Known as the “First Black Father of Baseball,” Andrew “Rube” Foster was a baseball player, manager and one of the chief founders of the Negro National League. Born in 1879, Foster dropped out of the 8th grade to play baseball. He played for the Waco Yellow Jackets, the Chicago Union Giants, and several other teams in regional all-black leagues. He quickly gained a reputation for being one of the most powerful and technically skilled pitchers in black baseball.

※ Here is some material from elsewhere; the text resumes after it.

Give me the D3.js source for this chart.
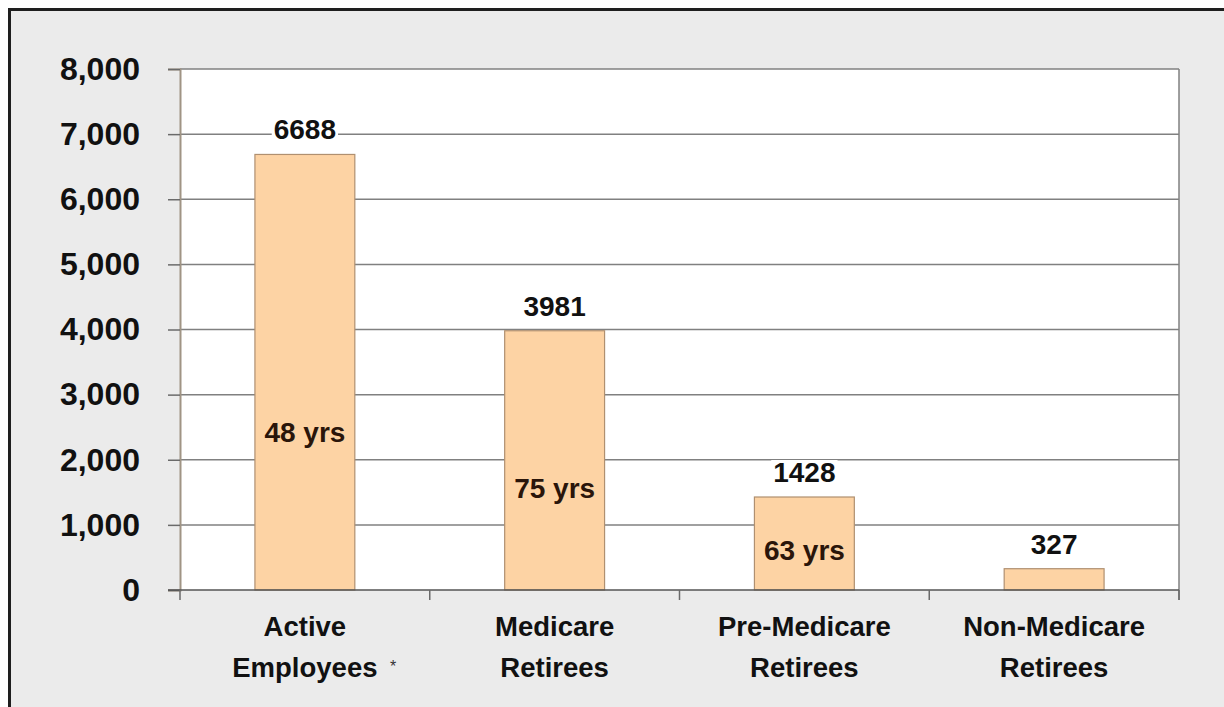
<!DOCTYPE html>
<html>
<head>
<meta charset="utf-8">
<script src="https://cdn.jsdelivr.net/npm/d3@7"></script>
<style>
  html, body { margin: 0; padding: 0; background: #ffffff; }
  svg { display: block; }
  text { font-family: "Liberation Sans", Arial, sans-serif; }
</style>
</head>
<body>
<svg id="chart" width="1224" height="707"></svg>
<script>
// ---- data ----
const categories = [["Active", "Employees"], ["Medicare", "Retirees"], ["Pre-Medicare", "Retirees"], ["Non-Medicare", "Retirees"]];
const categoryKeys = ["Active Employees", "Medicare Retirees", "Pre-Medicare Retirees", "Non-Medicare Retirees"];
const counts = [6688, 3981, 1428, 327];
const averageAges = ["48 yrs", "75 yrs", "63 yrs", null];
const ageLabelAt = [2270, 1410, 460, null];
const yTicks = [0, 1000, 2000, 3000, 4000, 5000, 6000, 7000, 8000];

// ---- layout ----
const svg = d3.select("#chart");
const W = 1224, H = 707;
const plot = { left: 180, right: 1179, top: 69, bottom: 590 };

// outer frame
svg.append("rect").attr("x", 9.5).attr("y", 9.5).attr("width", W + 20).attr("height", H + 20)
  .attr("fill", "#ebebeb").attr("stroke", "#1e1e1e").attr("stroke-width", 3);

const x = d3.scaleBand().domain(categoryKeys).range([plot.left, plot.right])
  .paddingInner(0.6).paddingOuter(0.3);
const y = d3.scaleLinear().domain([0, 8000]).range([plot.bottom, plot.top]);

// plot background
svg.append("rect").attr("x", plot.left).attr("y", plot.top)
  .attr("width", plot.right - plot.left).attr("height", plot.bottom - plot.top)
  .attr("fill", "#ffffff");

// gridlines
svg.append("g").selectAll("line").data(yTicks.filter(d => d > 0)).join("line")
  .attr("x1", plot.left).attr("x2", plot.right)
  .attr("y1", d => y(d)).attr("y2", d => y(d))
  .attr("stroke", "#808080").attr("stroke-width", 1.5);

// right border
svg.append("line").attr("x1", plot.right).attr("x2", plot.right)
  .attr("y1", plot.top).attr("y2", plot.bottom + 10)
  .attr("stroke", "#808080").attr("stroke-width", 1.5);

// y axis
const yAxis = svg.append("g").attr("transform", `translate(${plot.left},0)`)
  .call(d3.axisLeft(y).tickValues(yTicks).tickSize(12).tickPadding(28).tickFormat(d3.format(",")));
yAxis.select(".domain").attr("stroke", "#a09484").attr("stroke-width", 2);
yAxis.selectAll(".tick line").attr("stroke", "#6a6a6a").attr("stroke-width", 1.5);
yAxis.selectAll(".tick text").attr("font-size", 32).attr("font-weight", "bold").attr("fill", "#111");

// bars
svg.append("g").selectAll("rect").data(counts).join("rect")
  .attr("x", (d, i) => x(categoryKeys[i]))
  .attr("y", d => y(d))
  .attr("width", x.bandwidth())
  .attr("height", d => y(0) - y(d))
  .attr("fill", "#fdd3a4").attr("stroke", "#b09070").attr("stroke-width", 1.2);

// x axis
const xBounds = [plot.left, ...categoryKeys.map(k => x(k) - x.step() * x.paddingInner() / 2 + x.step()).slice(0, 3), plot.right];
svg.append("line").attr("x1", plot.left - 12).attr("x2", plot.right)
  .attr("y1", plot.bottom).attr("y2", plot.bottom)
  .attr("stroke", "#555").attr("stroke-width", 1.5);
svg.append("g").selectAll("line").data(xBounds).join("line")
  .attr("x1", d => d).attr("x2", d => d)
  .attr("y1", plot.bottom).attr("y2", plot.bottom + 10)
  .attr("stroke", "#6a6a6a").attr("stroke-width", 1.5);

// category labels
const catG = svg.append("g");
categories.forEach((lines, i) => {
  const cx = x(categoryKeys[i]) + x.bandwidth() / 2;
  const t = catG.append("text").attr("x", cx).attr("y", 636)
    .attr("text-anchor", "middle").attr("font-size", 27.5).attr("font-weight", "bold").attr("fill", "#111");
  t.append("tspan").attr("x", cx).attr("dy", 0).text(lines[0]);
  t.append("tspan").attr("x", cx).attr("dy", 41).text(lines[1]);
});
// asterisk after "Employees"
svg.append("text")
  .attr("x", x(categoryKeys[0]) + x.bandwidth() / 2 + 85).attr("y", 672)
  .attr("font-size", 16).attr("fill", "#333").text("*");

// value labels with white backing
const valG = svg.append("g");
counts.forEach((d, i) => {
  const cx = x(categoryKeys[i]) + x.bandwidth() / 2;
  const by = y(d) - 15;
  const t = valG.append("text").attr("x", cx).attr("y", by)
    .attr("text-anchor", "middle").attr("font-size", 28).attr("font-weight", "bold")
    .attr("fill", "#111").text(d);
  const bb = t.node().getBBox();
  valG.insert("rect", "text").attr("x", bb.x - 2).attr("y", bb.y + 3)
    .attr("width", bb.width + 4).attr("height", bb.height - 4).attr("fill", "#ffffff");
});

// age labels inside bars
svg.append("g").selectAll("text").data(averageAges.map((a, i) => ({ a, i })).filter(d => d.a))
  .join("text")
  .attr("x", d => x(categoryKeys[d.i]) + x.bandwidth() / 2)
  .attr("y", d => y(ageLabelAt[d.i]))
  .attr("text-anchor", "middle").attr("font-size", 28).attr("font-weight", "bold")
  .attr("fill", "#2a150a").text(d => d.a);
</script>
</body>
</html>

Foster began his management career in 1907 with the Chicago Leland Giants—while also acting as the team’s pitcher. After a string of successful management jobs, Foster organized a meeting in 1920 with the six largest Midwestern baseball club owners with hope of putting together the first prosperous professional African-American baseball league. This meeting was hosted at The Paseo YMCA at 18th and Paseo in Kansas City, Missouri (the Paseo YMCA had a nation-wide reputation for supporting black athletics, particularly black baseball). Foster would go on to act as the organization’s president for a number of years, but never accepted a salary.

Foster_Rube_Plaque_NBL
Image courtesy of www.baseballhall.org

 

Today, Rube Foster is memorialized at the National Baseball Hall of Fame, having been inducted in 1981. The Baseball Hall of Fame recognizes him as “one of baseball’s greatest Renaissance men” for his multifaceted capabilities as a player, manager and league founder.

Each year in September, the Negro Leagues Museum hosts the Rube Foster Lecture Series.